Reproduce every line of the listing as written, apart from the pictures.

(begin)

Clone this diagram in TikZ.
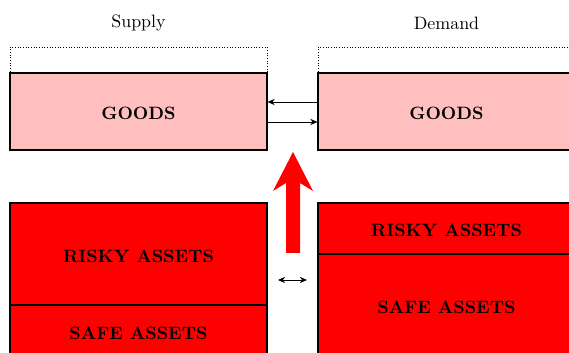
\documentclass[tikz,border=0pt]{standalone}
\usetikzlibrary{fit,arrows.meta}
\begin{document}
\begin{tikzpicture}[x=0.5587pt,y=-0.5587pt,
  box/.style={draw=black,line width=0.65pt,inner sep=0pt},
  goodsbox/.style={box,fill=red!25},
  assetbox/.style={box,fill=red},
  dotbox/.style={draw=black,densely dotted,line width=0.5pt,inner sep=0pt},
  boxlabel/.style={font=\bfseries,yshift=-1.1pt},
  flow/.style={line width=0.5pt,-{Stealth[length=4pt,width=3.5pt]}},
  title/.style={font=\normalsize}]
\useasboundingbox (0,0) rectangle (569,353);
% titles
\node[title] (supply) at (138.5,23) {Supply};
\node[title] (demand) at (446.5,23) {Demand};
% dotted boxes
\node[dotbox,fit={(10,47) (267,73)}] (sdot) {};
\node[dotbox,fit={(318,47) (575,73)}] (ddot) {};
% goods
\node[goodsbox,fit={(10,73) (267,150)},label={[boxlabel]center:GOODS}] (sgoods) {};
\node[goodsbox,fit={(318,73) (575,150)},label={[boxlabel]center:GOODS}] (dgoods) {};
% assets
\node[assetbox,fit={(10,203) (267,305)},label={[boxlabel]center:RISKY ASSETS}] (srisky) {};
\node[assetbox,fit={(10,305) (267,357)},label={[boxlabel]center:SAFE ASSETS}] (ssafe) {};
\node[assetbox,fit={(318,203) (575,254)},label={[boxlabel]center:RISKY ASSETS}] (drisky) {};
\node[assetbox,fit={(318,254) (575,357)},label={[boxlabel]center:SAFE ASSETS}] (dsafe) {};
% goods arrows
\draw[flow] (dgoods.west |- 0,102) -- (sgoods.east |- 0,102);
\draw[flow] (sgoods.east |- 0,122) -- (dgoods.west |- 0,122);
% asset double arrow
\coordinate (al) at (278,280);
\coordinate (ar) at (307,280);
\draw[line width=0.5pt,{Stealth[length=4pt,width=3.5pt]}-{Stealth[length=4pt,width=3.5pt]}] (al) -- (ar);
% big red arrow
\fill[red] (286,253) -- (286,183) -- (273,191) -- (293,152) -- (313,191) -- (300,183) -- (300,253) -- cycle;
\end{tikzpicture}
\end{document}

(end)

◆ Output for this exercise
Clone this diagram in TikZ.
\documentclass[tikz,border=0pt]{standalone}
\usetikzlibrary{fit,arrows.meta}
\begin{document}
\begin{tikzpicture}[x=0.5587pt,y=-0.5587pt,
  box/.style={draw=black,line width=0.65pt,inner sep=0pt},
  goodsbox/.style={box,fill=red!25},
  assetbox/.style={box,fill=red},
  dotbox/.style={draw=black,densely dotted,line width=0.5pt,inner sep=0pt},
  boxlabel/.style={font=\bfseries,yshift=-1.1pt},
  flow/.style={line width=0.5pt,-{Stealth[length=4pt,width=3.5pt]}},
  title/.style={font=\normalsize}]
\useasboundingbox (0,0) rectangle (569,353);
% titles
\node[title] (supply) at (138.5,23) {Supply};
\node[title] (demand) at (446.5,23) {Demand};
% dotted boxes
\node[dotbox,fit={(10,47) (267,73)}] (sdot) {};
\node[dotbox,fit={(318,47) (575,73)}] (ddot) {};
% goods
\node[goodsbox,fit={(10,73) (267,150)},label={[boxlabel]center:GOODS}] (sgoods) {};
\node[goodsbox,fit={(318,73) (575,150)},label={[boxlabel]center:GOODS}] (dgoods) {};
% assets
\node[assetbox,fit={(10,203) (267,305)},label={[boxlabel]center:RISKY ASSETS}] (srisky) {};
\node[assetbox,fit={(10,305) (267,357)},label={[boxlabel]center:SAFE ASSETS}] (ssafe) {};
\node[assetbox,fit={(318,203) (575,254)},label={[boxlabel]center:RISKY ASSETS}] (drisky) {};
\node[assetbox,fit={(318,254) (575,357)},label={[boxlabel]center:SAFE ASSETS}] (dsafe) {};
% goods arrows
\draw[flow] (dgoods.west |- 0,102) -- (sgoods.east |- 0,102);
\draw[flow] (sgoods.east |- 0,122) -- (dgoods.west |- 0,122);
% asset double arrow
\coordinate (al) at (278,280);
\coordinate (ar) at (307,280);
\draw[line width=0.5pt,{Stealth[length=4pt,width=3.5pt]}-{Stealth[length=4pt,width=3.5pt]}] (al) -- (ar);
% big red arrow
\fill[red] (286,253) -- (286,183) -- (273,191) -- (293,152) -- (313,191) -- (300,183) -- (300,253) -- cycle;
\end{tikzpicture}
\end{document}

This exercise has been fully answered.